She is known as “Mama Ferne” and for more than 50 years, she has been the driving force of African dance in Wisconsin. Ko-Thi Musical Director Kumasi Allen explains best what “Mama Ferne” means to this art form in Wisconsin. “Every step of African dance within Wisconsin has come from Mama Ferne and without Mama Ferne, Wisconsin wouldn’t have African dancing,” says Kumasi Allen.
Ferne Caulker-Bronson founded Ko-Thi Dance Company in Milwaukee. The name Ko-Thi is part of the African Sherbro language which means “go black.” Ferne admits, “It was very brave of me to call the company this in the ’60s. I did that intentionally because ‘Ko’ meaning ‘to go,’ as to seek, to discover and ‘Thi’ meaning ‘black,’ the color black.”
As a result, there has been a massive shift in the perception of African dance and music in Wisconsin. In the early years it wasn’t so welcoming. “We’re talking in the ’60s. We came out in African dress and attire and performed at the old theater downtown. It was to, bluntly put, people screaming at us, ‘Go back to Africa where you came from.’ I was young and naive and I don’t think I had any idea how hard it was going to be.”

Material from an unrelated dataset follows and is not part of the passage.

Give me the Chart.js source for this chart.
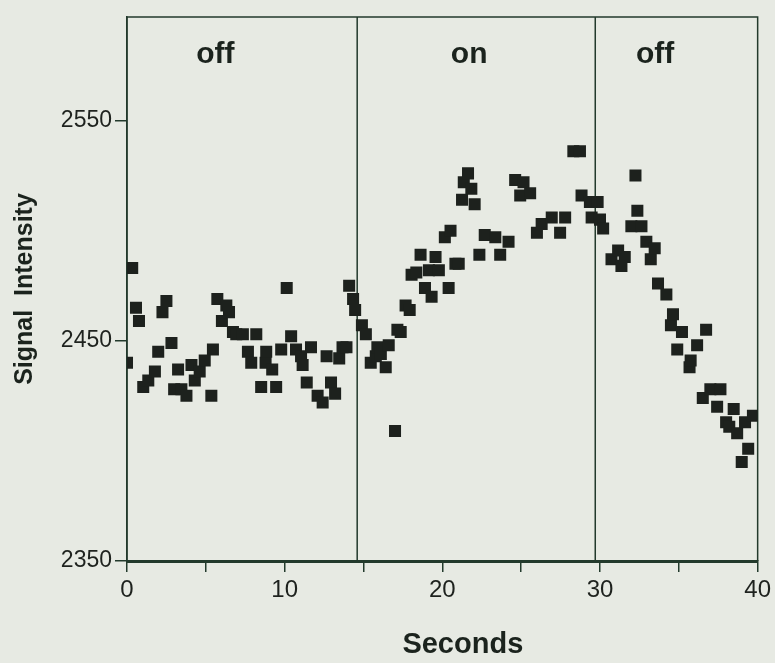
<!DOCTYPE html>
<html>
<head>
<meta charset="utf-8">
<script src="https://cdn.jsdelivr.net/npm/chart.js@4.4.1/dist/chart.umd.min.js"></script>
<style>
    body { margin: 0; background: #e7eae3; }
    canvas { display: block; }
</style>
</head>
<body>
<canvas id="chart" width="775" height="663"></canvas>
<script>
// tempo (s) e intensidade
const seconds = [
    0.0, 0.33, 0.57, 0.76, 1.03, 1.35, 1.77, 1.98, 2.25, 2.5,
    2.82, 2.99, 3.24, 3.45, 3.77, 4.09, 4.3, 4.61, 4.93, 5.35,
    5.45, 5.73, 6.02, 6.3, 6.47, 6.72, 6.93, 7.35, 7.67, 7.88,
    8.2, 8.51, 8.79, 8.83, 9.21, 9.46, 9.78, 10.13, 10.41, 10.72,
    11.04, 11.14, 11.4, 11.67, 12.09, 12.41, 12.66, 12.94, 13.2, 13.46,
    13.67, 13.92, 14.09, 14.34, 14.47, 14.9, 15.15, 15.46, 15.78, 15.88,
    16.1, 16.41, 16.6, 17.0, 17.15, 17.36, 17.67, 17.93, 18.05, 18.35,
    18.62, 18.9, 19.15, 19.32, 19.57, 19.78, 20.16, 20.4, 20.52, 20.83,
    21.04, 21.25, 21.36, 21.63, 21.84, 22.05, 22.35, 22.69, 23.36, 23.67,
    24.2, 24.62, 24.94, 25.15, 25.57, 26.0, 26.3, 26.94, 27.47, 27.79,
    28.31, 28.73, 28.83, 29.36, 29.47, 29.85, 30.0, 30.2, 30.73, 31.15,
    31.36, 31.57, 31.99, 32.25, 32.37, 32.63, 32.94, 33.22, 33.47, 33.68,
    34.21, 34.5, 34.63, 34.9, 35.2, 35.68, 35.75, 36.16, 36.52, 36.73,
    37.0, 37.43, 37.64, 38.0, 38.2, 38.48, 38.7, 38.99, 39.2, 39.4,
    39.7
];
const signal = [
    2440, 2483, 2465, 2459, 2429, 2432, 2436, 2445, 2463, 2468,
    2449, 2428, 2437, 2428, 2425, 2439, 2432, 2436, 2441, 2425,
    2446, 2469, 2459, 2466, 2463, 2454, 2453, 2453, 2445, 2440,
    2453, 2429, 2440, 2445, 2437, 2429, 2446, 2474, 2452, 2446,
    2443, 2439, 2431, 2447, 2425, 2422, 2443, 2431, 2426, 2442,
    2447, 2447, 2475, 2469, 2464, 2457, 2453, 2440, 2443, 2447,
    2444, 2438, 2448, 2409, 2455, 2454, 2466, 2464, 2480, 2481,
    2489, 2474, 2482, 2470, 2488, 2482, 2497, 2474, 2500, 2485,
    2485, 2514, 2522, 2526, 2519, 2512, 2489, 2498, 2497, 2489,
    2495, 2523, 2516, 2522, 2517, 2499, 2503, 2506, 2499, 2506,
    2536, 2536, 2516, 2513, 2506, 2513, 2505, 2501, 2487, 2491,
    2484, 2488, 2502, 2525, 2509, 2502, 2495, 2487, 2492, 2476,
    2471, 2457, 2462, 2446, 2454, 2438, 2441, 2448, 2424, 2455,
    2428, 2420, 2428, 2413, 2411, 2419, 2408, 2395, 2413, 2401,
    2416
];

const xTicks = [0, 5, 10, 15, 20, 25, 30, 35, 40];
const xTickLabels = ['0', '', '10', '', '20', '', '30', '', '40'];
const yTicks = [2350, 2450, 2550];

// limites das fases e rótulos
const phaseEdges = [14.6, 29.7];
const phaseLabels = ['off', 'on', 'off'];
const phaseLabelX = [5.6, 21.7, 33.5];
const phaseLabelY = 2580;

const lineColor = '#233a2c';
const textColor = '#1b231d';
const fontFamily = '"Liberation Sans", Arial, sans-serif';

const framePlugin = {
    id: 'frame',
    beforeDraw(chart) {
        const c = chart.ctx;
        c.save();
        c.fillStyle = '#e7eae3';
        c.fillRect(0, 0, chart.width, chart.height);
        c.restore();
    },
    beforeDatasetsDraw(chart) {
        const c = chart.ctx;
        const area = chart.chartArea;
        const xs = chart.scales.x;
        const ys = chart.scales.y;
        c.save();
        c.strokeStyle = lineColor;
        c.lineWidth = 1.5;
        c.beginPath();
        c.moveTo(area.left, area.bottom);
        c.lineTo(area.left, area.top);
        c.lineTo(area.right, area.top);
        c.lineTo(area.right, area.bottom);
        phaseEdges.forEach(v => {
            const px = xs.getPixelForValue(v);
            c.moveTo(px, area.top);
            c.lineTo(px, area.bottom);
        });
        c.stroke();

        c.fillStyle = textColor;
        c.font = 'bold 30px ' + fontFamily;
        c.textAlign = 'center';
        c.textBaseline = 'middle';
        phaseLabels.forEach((txt, i) => {
            c.fillText(txt, xs.getPixelForValue(phaseLabelX[i]), ys.getPixelForValue(phaseLabelY));
        });

        // título do eixo x (no original fica um pouco à direita do centro)
        c.font = 'bold 29px ' + fontFamily;
        c.fillText('Seconds', xs.getPixelForValue(21.3), 645);
        c.restore();
    }
};

const ctx = document.getElementById('chart').getContext('2d');
const chart = new Chart(ctx, {
    type: 'scatter',
    data: {
        datasets: [{
            label: 'Signal Intensity',
            data: seconds.map((s, i) => ({ x: s, y: signal[i] })),
            pointStyle: 'rect',
            pointRadius: 8.5,
            backgroundColor: '#1d211d',
            borderWidth: 0
        }]
    },
    options: {
        responsive: false,
        animation: false,
        layout: { padding: { top: 17, right: 15, left: 0, bottom: 0 } },
        plugins: {
            legend: { display: false },
            tooltip: { enabled: false }
        },
        scales: {
            x: {
                type: 'linear',
                min: 0,
                max: 40,
                afterBuildTicks: scale => { scale.ticks = xTicks.map(v => ({ value: v })); },
                afterFit: scale => { scale.height = 102; },
                ticks: {
                    autoSkip: false,
                    maxRotation: 0,
                    padding: 4,
                    color: '#1e221e',
                    font: { family: fontFamily, size: 24 },
                    callback: (value, i) => xTickLabels[i]
                },
                grid: { drawOnChartArea: false, tickLength: 11, color: lineColor, lineWidth: 1.5 },
                border: { display: true, color: lineColor, width: 3 },
                title: { display: false }
            },
            y: {
                min: 2350,
                max: 2597,
                afterBuildTicks: scale => { scale.ticks = yTicks.map(v => ({ value: v })); },
                afterFit: scale => { scale.width = 127; },
                ticks: {
                    padding: 3,
                    color: '#1e221e',
                    font: { family: fontFamily, size: 23 },
                    callback: value => String(value)
                },
                grid: { drawOnChartArea: false, tickLength: 12, color: lineColor, lineWidth: 1.5 },
                border: { display: true, color: lineColor, width: 1.5 },
                title: {
                    display: true,
                    text: 'Signal  Intensity',
                    color: textColor,
                    font: { family: fontFamily, size: 25, weight: 'bold' },
                    padding: { top: 10, bottom: 0 }
                }
            }
        }
    },
    plugins: [framePlugin]
});
</script>
</body>
</html>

Her idea to form an African dance company in Milwaukee started on a day of deep reflection at an infamous trading depot in Ghana, built by the Portuguese to export African slaves. Sitting there at Elmina Castle, she realized there was a disconnect between Africans in the ’60s with Black people living in America. “That’s when the light came on for me.” Fifty-two years ago Ferne introduced West African dance, music and empowerment to Wisconsin and the world.

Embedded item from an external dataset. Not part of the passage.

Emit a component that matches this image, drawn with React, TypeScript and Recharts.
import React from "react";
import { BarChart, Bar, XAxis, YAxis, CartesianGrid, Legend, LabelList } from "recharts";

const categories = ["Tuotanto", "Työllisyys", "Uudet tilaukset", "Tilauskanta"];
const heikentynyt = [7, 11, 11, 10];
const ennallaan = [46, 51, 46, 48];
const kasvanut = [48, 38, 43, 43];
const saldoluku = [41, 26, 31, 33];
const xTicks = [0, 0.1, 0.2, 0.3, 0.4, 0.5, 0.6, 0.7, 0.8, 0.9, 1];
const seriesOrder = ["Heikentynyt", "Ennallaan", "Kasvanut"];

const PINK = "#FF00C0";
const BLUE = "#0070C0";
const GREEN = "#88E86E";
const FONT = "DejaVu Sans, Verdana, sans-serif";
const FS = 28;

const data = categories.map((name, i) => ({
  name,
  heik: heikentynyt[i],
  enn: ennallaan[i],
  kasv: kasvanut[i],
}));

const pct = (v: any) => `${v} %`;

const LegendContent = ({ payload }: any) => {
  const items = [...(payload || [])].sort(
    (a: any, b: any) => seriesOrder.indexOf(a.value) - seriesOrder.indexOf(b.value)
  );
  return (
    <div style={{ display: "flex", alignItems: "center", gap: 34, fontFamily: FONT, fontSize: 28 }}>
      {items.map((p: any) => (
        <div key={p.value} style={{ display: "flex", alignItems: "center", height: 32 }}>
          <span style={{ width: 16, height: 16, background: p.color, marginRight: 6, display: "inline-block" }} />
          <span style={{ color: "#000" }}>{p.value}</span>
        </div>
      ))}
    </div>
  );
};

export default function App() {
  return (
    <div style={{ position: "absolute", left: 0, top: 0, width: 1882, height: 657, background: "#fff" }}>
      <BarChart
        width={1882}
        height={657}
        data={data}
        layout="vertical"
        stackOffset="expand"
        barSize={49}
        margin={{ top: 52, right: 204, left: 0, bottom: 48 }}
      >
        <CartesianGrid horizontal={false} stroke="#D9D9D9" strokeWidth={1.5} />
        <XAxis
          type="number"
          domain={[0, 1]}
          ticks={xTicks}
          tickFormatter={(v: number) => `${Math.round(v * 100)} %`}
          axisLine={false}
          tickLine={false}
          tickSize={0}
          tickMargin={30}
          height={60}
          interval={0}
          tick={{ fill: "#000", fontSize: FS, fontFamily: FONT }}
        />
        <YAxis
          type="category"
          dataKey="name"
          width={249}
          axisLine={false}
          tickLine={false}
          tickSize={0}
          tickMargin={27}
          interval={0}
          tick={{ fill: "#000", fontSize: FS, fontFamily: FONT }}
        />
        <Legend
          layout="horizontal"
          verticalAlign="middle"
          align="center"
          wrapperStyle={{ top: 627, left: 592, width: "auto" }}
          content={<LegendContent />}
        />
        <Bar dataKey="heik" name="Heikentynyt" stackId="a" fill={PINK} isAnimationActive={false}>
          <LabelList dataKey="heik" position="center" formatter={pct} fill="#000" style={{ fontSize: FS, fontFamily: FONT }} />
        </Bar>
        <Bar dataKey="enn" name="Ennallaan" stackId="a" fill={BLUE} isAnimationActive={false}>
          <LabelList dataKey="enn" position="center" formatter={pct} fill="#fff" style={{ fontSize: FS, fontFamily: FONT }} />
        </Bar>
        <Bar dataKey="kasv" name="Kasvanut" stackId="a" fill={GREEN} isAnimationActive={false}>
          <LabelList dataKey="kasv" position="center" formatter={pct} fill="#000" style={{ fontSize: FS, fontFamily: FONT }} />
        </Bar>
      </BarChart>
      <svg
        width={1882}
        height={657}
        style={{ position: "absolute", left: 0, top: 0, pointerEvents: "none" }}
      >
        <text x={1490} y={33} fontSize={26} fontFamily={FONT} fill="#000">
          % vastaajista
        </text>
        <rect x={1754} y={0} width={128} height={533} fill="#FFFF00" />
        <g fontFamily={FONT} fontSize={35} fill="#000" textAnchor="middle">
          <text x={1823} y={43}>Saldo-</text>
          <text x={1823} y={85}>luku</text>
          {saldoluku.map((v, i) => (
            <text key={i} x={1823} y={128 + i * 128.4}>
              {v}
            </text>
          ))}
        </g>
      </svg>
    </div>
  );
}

“When you get in a room with people and the drums are going, the music is going and the dance is going, you can actually hold on to something that’s called ‘spirit.’ This is why the drum and African dance was banned on the plantations. They knew there was something powerful there.

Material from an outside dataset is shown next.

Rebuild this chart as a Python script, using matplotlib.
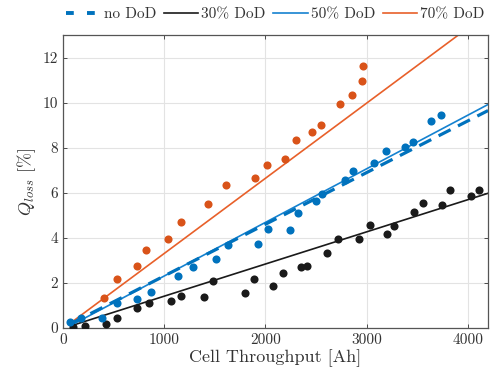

Ferne elevated that power, becoming a trailblazer at the University of Wisconsin – Milwaukee. She was the first person to implement African dance classes. The first to build a degree program that specialized in this dance from. Until Ferne arrived on the scene, African dance wasn’t looked at as an art form but viewed more as a tribal dance.
As the years passed, Ferne built Ko-Thi Dance Company into a beacon of African pride. Allen can relate explaining, “When you step into this room, you are African. It used to be shunned. For a long time, growing up as a kid, I was almost embarrassed to be African.”
For Ferne the theory is simple. “I think Ko-Thi’s vision is to help people to be able to dream themselves because when you can dream yourself, then nothing can stop you. Mandela taught us that. Gandhi taught us that. Martin Luther King taught us that. It’s the most beautiful thing in the world.”